### Exercise brief
Pictures stay out of this copy, which runs from the first line of the material through the line containing "319, 275, 240, 215, 0]".

### Raw data
--------
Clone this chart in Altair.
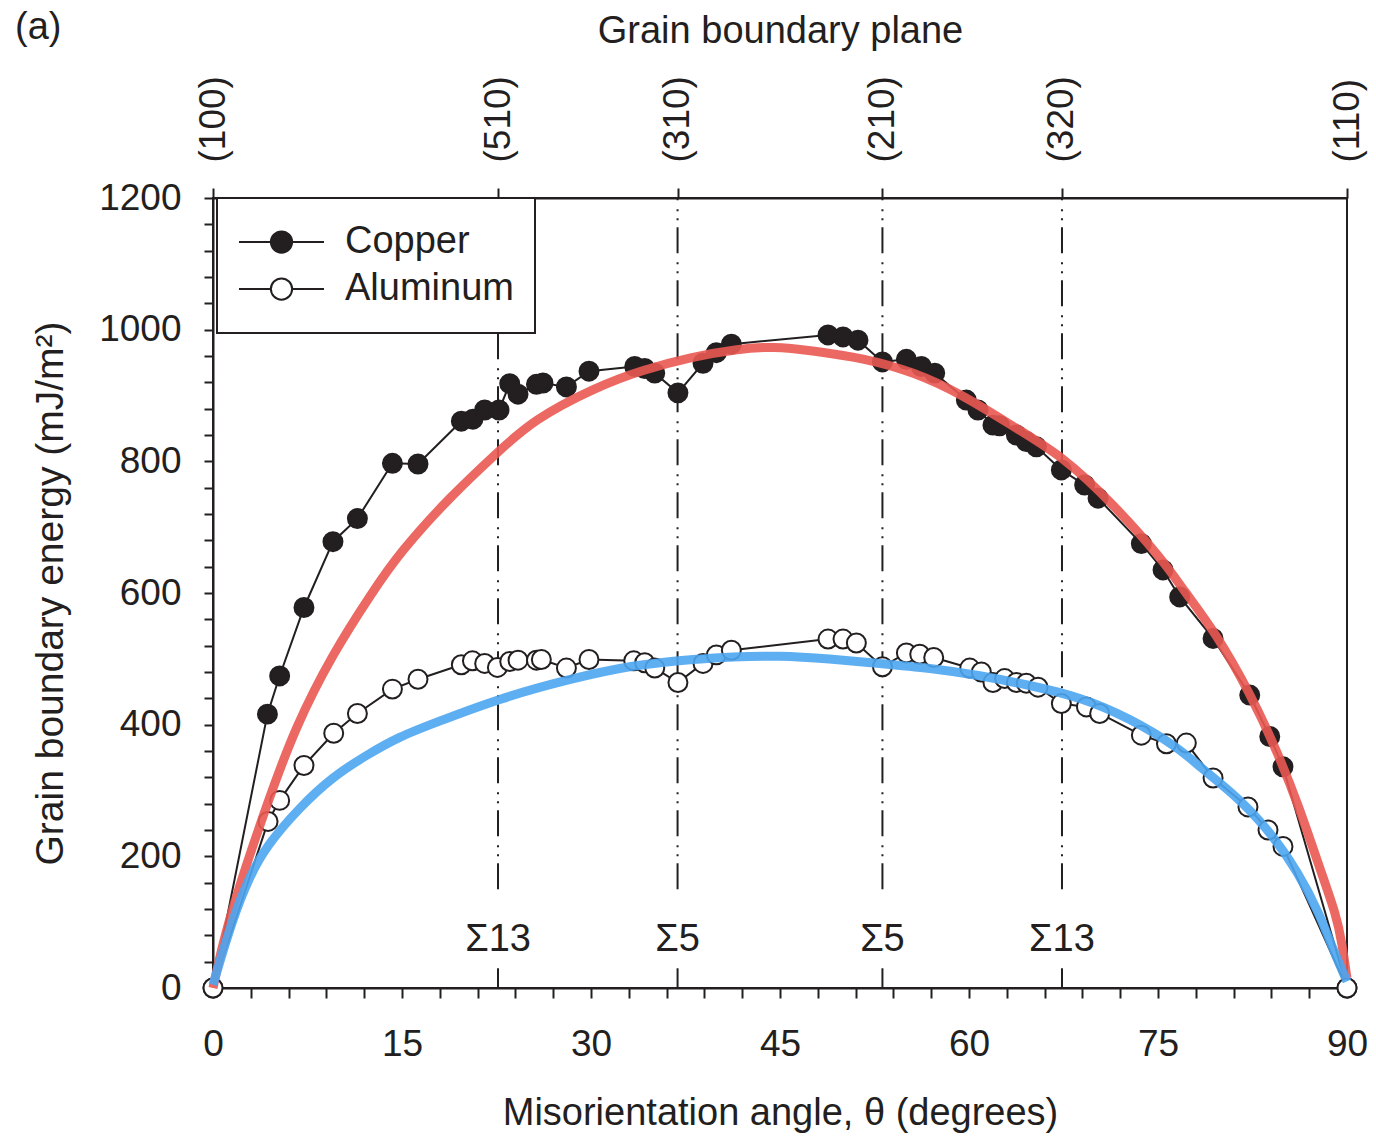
import altair as alt
import pandas as pd

# ---------------- data ----------------
cu_angle = [0, 4.32, 5.29, 7.22, 9.52, 11.46, 14.24, 16.27, 19.71, 20.63, 21.56, 22.70,
            23.55, 24.21, 25.67, 26.19, 28.05, 29.84, 33.47, 34.26, 35.06, 36.90, 38.89,
            39.95, 41.14, 48.81, 50.0, 51.19, 53.13, 55.03, 56.22, 57.28, 59.79, 60.71,
            61.90, 62.43, 63.76, 64.55, 65.35, 67.33, 69.18, 70.24, 73.68, 75.40, 76.72,
            79.37, 82.28, 83.87, 84.92, 90]
cu_energy = [0, 416, 474, 578, 678, 713, 797, 796, 861, 864, 878, 878,
             918, 902, 917, 919, 913, 937, 944, 941, 934, 904, 949,
             965, 978, 992, 989, 984, 951, 955, 944, 934, 893, 878,
             855, 854, 840, 830, 822, 787, 764, 744, 675, 635, 594,
             531, 445, 382, 336, 0]

al_angle = [0, 4.37, 5.29, 7.22, 9.58, 11.46, 14.24, 16.27, 19.71, 20.59, 21.56, 22.57,
            23.55, 24.21, 25.67, 26.06, 28.05, 29.84, 33.39, 34.26, 35.06, 36.90, 38.89,
            39.95, 41.14, 48.81, 50.0, 51.06, 53.13, 55.03, 56.09, 57.2, 60.06, 60.98,
            61.90, 62.83, 63.76, 64.55, 65.48, 67.33, 69.32, 70.37, 73.68, 75.67, 77.25,
            79.37, 82.14, 83.73, 84.92, 90]
al_energy = [0, 253, 285, 338, 387, 417, 454, 469, 491, 497, 493, 487,
             496, 498, 498, 499, 486, 499, 497, 494, 486, 464, 493,
             506, 513, 530, 530, 524, 488, 509, 507, 502, 486, 480,
             464, 470, 464, 463, 457, 432, 427, 417, 384, 371, 372,
             319, 275, 240, 215, 0]

cu_fit_angle = [0, 0.9, 2.6, 4.4, 6.5, 9.5, 12.6, 14.8, 18.8, 22.6, 25.4, 30.4, 34.1,
                38.1, 41.5, 44.5, 47.6, 51.6, 55.6, 59.5, 63.5, 67.5, 71.4, 75.4, 77.0,
                79.6, 82.3, 84.4, 86.2, 87.8, 89.2, 89.6, 90]
cu_fit_energy = [0, 80, 185, 285, 395, 508, 600, 661, 746, 814, 863, 913, 939,
                 959, 970, 975, 968, 957, 936, 901, 853, 807, 736, 650, 605,
                 539, 448, 362, 275, 184, 108, 68, 15]

al_fit_angle = [0, 1.6, 2.9, 4.2, 6.9, 9.5, 12.2, 14.8, 17.5, 22.75, 28.05, 33.3, 38.6,
                41.0, 45.0, 48.9, 52.9, 56.9, 60.85, 64.8, 68.8, 72.75, 76.7, 78.3,
                80.95, 83.6, 86.2, 87.8, 88.9, 90]
al_fit_energy = [5, 108, 169, 215, 275, 321, 354, 382, 402, 440, 468, 491, 500,
                 503, 505, 500, 493, 486, 475, 460, 442, 410, 364, 336,
                 296, 245, 174, 113, 58, 10]

plane_angle = [0, 22.62, 36.87, 53.13, 67.38, 90]
plane_label = ["(100)", "(510)", "(310)", "(210)", "(320)", "(110)"]
sigma_angle = [22.62, 36.87, 53.13, 67.38]
sigma_label = ["Σ13", "Σ5", "Σ5", "Σ13"]
x_ticks = list(range(0, 91, 3))
y_ticks = list(range(0, 1201, 40))

FONT = "Liberation Sans"
INK = "#231f20"
RED = "#EA5851"
BLUE = "#4DA5F1"

meas = pd.concat([
    pd.DataFrame({"angle": cu_angle, "energy": cu_energy, "series": "Copper"}),
    pd.DataFrame({"angle": al_angle, "energy": al_energy, "series": "Aluminum"}),
], ignore_index=True)
cu_fit = pd.DataFrame({"angle": cu_fit_angle, "energy": cu_fit_energy})
al_fit = pd.DataFrame({"angle": al_fit_angle, "energy": al_fit_energy})
sig_lines = pd.DataFrame({
    "angle": sigma_angle + sigma_angle,
    "y0": [150] * 4 + [0] * 4,
    "y1": [1200] * 4 + [30] * 4,
})
sig_text = pd.DataFrame({"angle": sigma_angle, "label": sigma_label, "y": [56] * 4})

xs = alt.Scale(domain=[0, 90], nice=False, zero=False)
ys = alt.Scale(domain=[0, 1200], nice=False)

plane_expr = "[" + ",".join(f"'{l}'" for l in plane_label) + "][indexof([" + \
    ",".join(str(a) for a in plane_angle) + "], datum.value)]"

top_axis = alt.Axis(orient="top", values=plane_angle, labelExpr=plane_expr,
                    labelAngle=270, labelAlign="left", labelBaseline="middle",
                    labelPadding=26, tickSize=10, labelFlush=False, labelOverlap=False,
                    title="Grain boundary plane", titleY=-156, titleBaseline="alphabetic",
                    grid=False)
bottom_axis = alt.Axis(orient="bottom", values=x_ticks,
                       labelExpr="datum.value % 15 === 0 ? datum.label : ''",
                       tickSize=10, labelPadding=28, labelOverlap=False, labelFlush=False,
                       title="Misorientation angle, θ (degrees)", titleY=136,
                       titleBaseline="alphabetic", grid=False)
left_axis = alt.Axis(orient="left", values=y_ticks, format="d",
                     labelExpr="datum.value % 200 === 0 ? datum.label : ''",
                     tickSize=9, labelPadding=23, labelOverlap=False, labelFlush=False,
                     title="Grain boundary energy (mJ/m²)", titleX=-151, titleY=395,
                     titleBaseline="alphabetic", titleAngle=270, titleFontSize=39,
                     grid=False)

legend_path = ("M-1,0H-0.25M0.25,0H1M0.25,0A0.25,0.25,0,1,1,-0.25,0"
               "A0.25,0.25,0,1,1,0.25,0Z")

rules = alt.Chart(sig_lines).mark_rule(color=INK, strokeWidth=2,
                                       strokeDash=[26, 7, 2, 7, 2, 9]).encode(
    x=alt.X("angle:Q", scale=xs, axis=top_axis),
    y=alt.Y("y0:Q", scale=ys, axis=None),
    y2="y1:Q",
)

sig_labels = alt.Chart(sig_text).mark_text(font=FONT, fontSize=38, color=INK,
                                           align="center", baseline="alphabetic").encode(
    x=alt.X("angle:Q", scale=xs, axis=None),
    y=alt.Y("y:Q", scale=ys, axis=None),
    text="label:N",
)

lines = alt.Chart(meas).mark_line(color=INK, strokeWidth=2).encode(
    x=alt.X("angle:Q", scale=xs, axis=None),
    y=alt.Y("energy:Q", scale=ys, axis=None),
    detail="series:N",
)

points = alt.Chart(meas).mark_point(shape="circle", filled=True, size=360,
                                    stroke=INK, strokeWidth=2, opacity=1).encode(
    x=alt.X("angle:Q", scale=xs, axis=bottom_axis),
    y=alt.Y("energy:Q", scale=ys, axis=left_axis),
    fill=alt.Fill("series:N",
                  scale=alt.Scale(domain=["Copper", "Aluminum"], range=[INK, "white"]),
                  legend=alt.Legend(title=None, orient="none", legendX=4, legendY=0,
                                    symbolType=legend_path, symbolSize=7225,
                                    symbolStrokeColor=INK, symbolStrokeWidth=2,
                                    labelFont=FONT, labelFontSize=38, labelColor=INK,
                                    labelLimit=400, labelOffset=20, padding=21,
                                    clipHeight=46, rowPadding=1,
                                    strokeColor=INK, fillColor="white")),
    order=alt.Order("order_key:Q"),
).transform_calculate(order_key="datum.series === 'Copper' ? 0 : 1")

cu_curve = alt.Chart(cu_fit).mark_line(color=RED, strokeWidth=9, opacity=0.9,
                                       interpolate="basis").encode(
    x=alt.X("angle:Q", scale=xs, axis=None),
    y=alt.Y("energy:Q", scale=ys, axis=None),
)
al_curve = alt.Chart(al_fit).mark_line(color=BLUE, strokeWidth=9, opacity=0.9,
                                       interpolate="basis").encode(
    x=alt.X("angle:Q", scale=xs, axis=None),
    y=alt.Y("energy:Q", scale=ys, axis=None),
)

panel = alt.Chart(pd.DataFrame({"t": ["(a)"]})).mark_text(
    font=FONT, fontSize=38, color=INK, align="left", baseline="alphabetic").encode(
    x=alt.value(-198), y=alt.value(-159), text="t:N")

chart = alt.layer(rules, sig_labels, lines, points, cu_curve, al_curve, panel).properties(
    width=1134, height=790,
    padding={"left": 213, "top": 198, "right": 29, "bottom": 149},
    autosize=alt.AutoSizeParams(type="none"),
).resolve_axis(x="independent", y="independent").configure_axis(
    labelFont=FONT, titleFont=FONT, labelFontSize=37, titleFontSize=38,
    labelColor=INK, titleColor=INK, domainColor=INK, tickColor=INK,
    domainWidth=2, tickWidth=2, titleFontWeight="normal",
).configure_view(stroke=INK, strokeWidth=2).configure_legend(strokeWidth=2)

chart.save("out.html", embed_options={"renderer": "svg", "actions": False})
--------
### Complete output
Clone this chart in Altair.
import altair as alt
import pandas as pd

# ---------------- data ----------------
cu_angle = [0, 4.32, 5.29, 7.22, 9.52, 11.46, 14.24, 16.27, 19.71, 20.63, 21.56, 22.70,
            23.55, 24.21, 25.67, 26.19, 28.05, 29.84, 33.47, 34.26, 35.06, 36.90, 38.89,
            39.95, 41.14, 48.81, 50.0, 51.19, 53.13, 55.03, 56.22, 57.28, 59.79, 60.71,
            61.90, 62.43, 63.76, 64.55, 65.35, 67.33, 69.18, 70.24, 73.68, 75.40, 76.72,
            79.37, 82.28, 83.87, 84.92, 90]
cu_energy = [0, 416, 474, 578, 678, 713, 797, 796, 861, 864, 878, 878,
             918, 902, 917, 919, 913, 937, 944, 941, 934, 904, 949,
             965, 978, 992, 989, 984, 951, 955, 944, 934, 893, 878,
             855, 854, 840, 830, 822, 787, 764, 744, 675, 635, 594,
             531, 445, 382, 336, 0]

al_angle = [0, 4.37, 5.29, 7.22, 9.58, 11.46, 14.24, 16.27, 19.71, 20.59, 21.56, 22.57,
            23.55, 24.21, 25.67, 26.06, 28.05, 29.84, 33.39, 34.26, 35.06, 36.90, 38.89,
            39.95, 41.14, 48.81, 50.0, 51.06, 53.13, 55.03, 56.09, 57.2, 60.06, 60.98,
            61.90, 62.83, 63.76, 64.55, 65.48, 67.33, 69.32, 70.37, 73.68, 75.67, 77.25,
            79.37, 82.14, 83.73, 84.92, 90]
al_energy = [0, 253, 285, 338, 387, 417, 454, 469, 491, 497, 493, 487,
             496, 498, 498, 499, 486, 499, 497, 494, 486, 464, 493,
             506, 513, 530, 530, 524, 488, 509, 507, 502, 486, 480,
             464, 470, 464, 463, 457, 432, 427, 417, 384, 371, 372,
             319, 275, 240, 215, 0]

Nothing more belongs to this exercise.